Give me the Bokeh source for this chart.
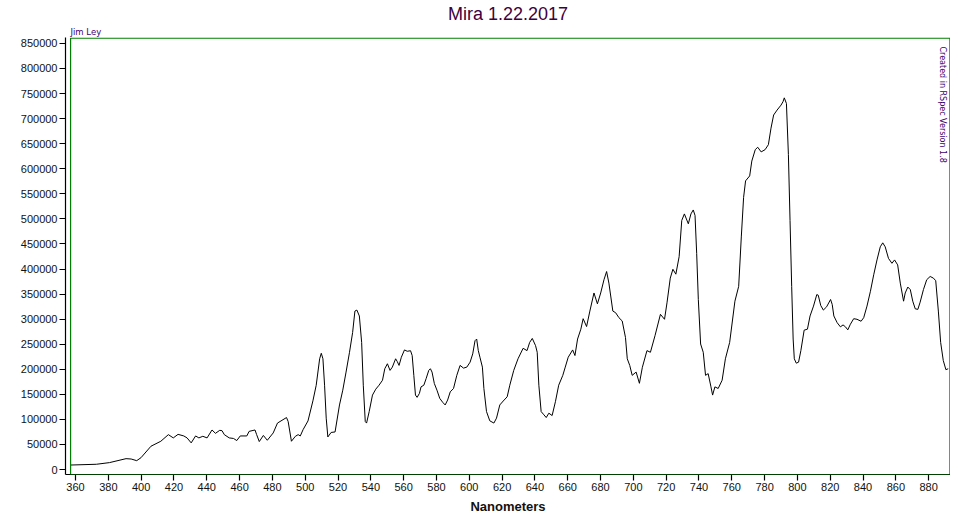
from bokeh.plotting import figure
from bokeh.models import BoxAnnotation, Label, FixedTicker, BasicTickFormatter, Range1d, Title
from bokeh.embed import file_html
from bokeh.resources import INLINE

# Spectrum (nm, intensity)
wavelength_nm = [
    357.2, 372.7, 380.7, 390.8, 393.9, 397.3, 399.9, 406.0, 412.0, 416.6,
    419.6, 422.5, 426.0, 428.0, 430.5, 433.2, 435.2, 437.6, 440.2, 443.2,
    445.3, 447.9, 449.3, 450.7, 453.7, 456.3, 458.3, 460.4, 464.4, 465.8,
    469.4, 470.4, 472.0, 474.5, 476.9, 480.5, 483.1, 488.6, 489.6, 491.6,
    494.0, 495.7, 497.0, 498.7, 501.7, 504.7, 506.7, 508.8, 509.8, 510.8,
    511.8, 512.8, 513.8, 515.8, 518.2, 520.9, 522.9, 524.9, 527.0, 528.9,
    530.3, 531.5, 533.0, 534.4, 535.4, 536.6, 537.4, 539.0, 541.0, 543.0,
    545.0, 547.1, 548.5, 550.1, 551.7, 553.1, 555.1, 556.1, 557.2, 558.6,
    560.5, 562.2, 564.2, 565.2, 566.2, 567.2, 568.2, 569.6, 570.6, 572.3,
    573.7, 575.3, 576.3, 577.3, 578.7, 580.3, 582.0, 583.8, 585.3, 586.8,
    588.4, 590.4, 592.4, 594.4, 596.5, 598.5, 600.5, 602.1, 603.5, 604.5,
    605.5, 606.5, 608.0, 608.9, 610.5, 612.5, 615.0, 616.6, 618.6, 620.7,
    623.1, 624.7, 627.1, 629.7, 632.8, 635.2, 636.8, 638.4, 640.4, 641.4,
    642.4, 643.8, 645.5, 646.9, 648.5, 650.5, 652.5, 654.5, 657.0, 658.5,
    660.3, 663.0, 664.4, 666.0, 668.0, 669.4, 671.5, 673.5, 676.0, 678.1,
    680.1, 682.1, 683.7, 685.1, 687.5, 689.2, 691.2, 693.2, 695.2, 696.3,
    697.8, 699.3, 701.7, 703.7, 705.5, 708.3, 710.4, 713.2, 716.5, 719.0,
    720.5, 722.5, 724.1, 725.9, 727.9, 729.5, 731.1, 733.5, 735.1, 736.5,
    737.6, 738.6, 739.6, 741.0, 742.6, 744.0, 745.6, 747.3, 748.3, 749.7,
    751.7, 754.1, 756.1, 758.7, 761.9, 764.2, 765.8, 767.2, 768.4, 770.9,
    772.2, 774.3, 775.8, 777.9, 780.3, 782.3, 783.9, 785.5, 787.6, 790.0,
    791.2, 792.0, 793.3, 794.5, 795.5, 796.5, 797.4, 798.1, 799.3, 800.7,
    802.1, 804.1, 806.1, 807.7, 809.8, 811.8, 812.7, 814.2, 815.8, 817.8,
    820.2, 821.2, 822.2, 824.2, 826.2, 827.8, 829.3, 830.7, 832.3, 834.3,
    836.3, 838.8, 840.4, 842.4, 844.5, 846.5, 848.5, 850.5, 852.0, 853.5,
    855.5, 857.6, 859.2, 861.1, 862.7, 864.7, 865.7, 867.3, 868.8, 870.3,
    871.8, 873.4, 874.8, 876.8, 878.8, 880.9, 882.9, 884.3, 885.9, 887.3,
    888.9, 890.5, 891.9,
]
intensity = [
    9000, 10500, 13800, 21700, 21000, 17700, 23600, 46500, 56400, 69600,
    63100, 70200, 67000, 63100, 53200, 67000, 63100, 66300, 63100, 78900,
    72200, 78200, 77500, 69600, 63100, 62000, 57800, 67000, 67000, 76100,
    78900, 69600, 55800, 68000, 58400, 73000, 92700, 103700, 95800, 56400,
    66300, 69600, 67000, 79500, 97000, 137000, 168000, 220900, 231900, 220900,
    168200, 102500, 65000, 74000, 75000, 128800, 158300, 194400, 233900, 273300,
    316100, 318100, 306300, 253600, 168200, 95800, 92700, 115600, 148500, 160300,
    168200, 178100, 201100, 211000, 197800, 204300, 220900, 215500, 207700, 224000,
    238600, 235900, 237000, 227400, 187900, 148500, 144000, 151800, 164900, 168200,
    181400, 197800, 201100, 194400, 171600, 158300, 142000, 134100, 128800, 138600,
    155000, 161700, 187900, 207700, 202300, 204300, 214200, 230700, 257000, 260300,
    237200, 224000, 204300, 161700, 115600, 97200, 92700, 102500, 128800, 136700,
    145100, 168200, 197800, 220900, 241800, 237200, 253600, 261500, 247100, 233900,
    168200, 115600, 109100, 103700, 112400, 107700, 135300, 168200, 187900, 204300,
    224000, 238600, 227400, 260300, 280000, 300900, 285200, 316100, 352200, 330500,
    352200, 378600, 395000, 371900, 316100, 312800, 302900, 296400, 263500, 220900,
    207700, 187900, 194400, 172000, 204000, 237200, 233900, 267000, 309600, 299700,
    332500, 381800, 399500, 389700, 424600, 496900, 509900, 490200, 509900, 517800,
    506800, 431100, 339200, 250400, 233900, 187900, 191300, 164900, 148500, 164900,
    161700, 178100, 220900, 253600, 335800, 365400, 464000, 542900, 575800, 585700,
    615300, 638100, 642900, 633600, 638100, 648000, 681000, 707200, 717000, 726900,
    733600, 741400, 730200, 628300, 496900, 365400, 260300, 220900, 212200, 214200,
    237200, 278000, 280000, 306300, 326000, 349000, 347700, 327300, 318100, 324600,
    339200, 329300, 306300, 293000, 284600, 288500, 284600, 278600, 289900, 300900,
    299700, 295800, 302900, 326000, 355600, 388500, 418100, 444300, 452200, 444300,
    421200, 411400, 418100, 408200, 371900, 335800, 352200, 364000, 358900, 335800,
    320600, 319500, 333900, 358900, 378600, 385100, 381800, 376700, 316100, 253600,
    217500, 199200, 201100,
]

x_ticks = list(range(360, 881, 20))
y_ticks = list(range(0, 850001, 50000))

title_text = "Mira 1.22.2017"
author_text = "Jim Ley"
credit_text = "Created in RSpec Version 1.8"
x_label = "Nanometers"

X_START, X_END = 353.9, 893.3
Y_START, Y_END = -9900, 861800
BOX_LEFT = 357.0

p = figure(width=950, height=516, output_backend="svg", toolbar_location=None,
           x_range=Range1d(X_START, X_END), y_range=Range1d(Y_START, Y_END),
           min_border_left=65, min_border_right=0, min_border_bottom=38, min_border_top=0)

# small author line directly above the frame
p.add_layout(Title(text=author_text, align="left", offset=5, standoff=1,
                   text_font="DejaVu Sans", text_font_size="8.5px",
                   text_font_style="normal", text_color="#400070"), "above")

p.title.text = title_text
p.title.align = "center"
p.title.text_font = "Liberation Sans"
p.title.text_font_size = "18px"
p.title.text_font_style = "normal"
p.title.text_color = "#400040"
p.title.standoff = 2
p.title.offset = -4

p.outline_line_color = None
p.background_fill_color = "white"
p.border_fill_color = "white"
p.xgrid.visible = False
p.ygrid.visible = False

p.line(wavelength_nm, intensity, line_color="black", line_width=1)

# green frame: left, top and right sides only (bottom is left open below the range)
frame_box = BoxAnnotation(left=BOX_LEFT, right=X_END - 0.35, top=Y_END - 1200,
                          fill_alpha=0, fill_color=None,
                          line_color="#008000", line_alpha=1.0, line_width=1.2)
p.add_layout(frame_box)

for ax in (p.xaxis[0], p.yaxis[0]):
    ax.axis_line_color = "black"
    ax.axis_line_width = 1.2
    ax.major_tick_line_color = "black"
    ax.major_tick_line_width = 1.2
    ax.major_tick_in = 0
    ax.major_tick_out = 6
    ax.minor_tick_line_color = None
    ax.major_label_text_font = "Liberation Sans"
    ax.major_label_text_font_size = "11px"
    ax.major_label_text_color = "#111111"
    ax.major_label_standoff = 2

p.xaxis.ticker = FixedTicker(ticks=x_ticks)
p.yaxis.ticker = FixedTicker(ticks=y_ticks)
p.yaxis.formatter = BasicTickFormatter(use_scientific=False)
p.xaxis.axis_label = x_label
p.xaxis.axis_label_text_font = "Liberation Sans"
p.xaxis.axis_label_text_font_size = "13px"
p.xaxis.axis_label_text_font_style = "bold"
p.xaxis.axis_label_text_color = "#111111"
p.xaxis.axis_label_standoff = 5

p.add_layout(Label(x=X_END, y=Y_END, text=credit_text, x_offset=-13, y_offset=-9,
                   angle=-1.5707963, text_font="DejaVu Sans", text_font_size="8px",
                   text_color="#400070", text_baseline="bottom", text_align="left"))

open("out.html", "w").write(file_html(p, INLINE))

* GIVEN PROBLEM:
Print, exactly as written, the lines above from the first one to the one containing "from bokeh.resources import INLINE". Leave out pictures.

* FULL SOLUTION:
Give me the Bokeh source for this chart.
from bokeh.plotting import figure
from bokeh.models import BoxAnnotation, Label, FixedTicker, BasicTickFormatter, Range1d, Title
from bokeh.embed import file_html
from bokeh.resources import INLINE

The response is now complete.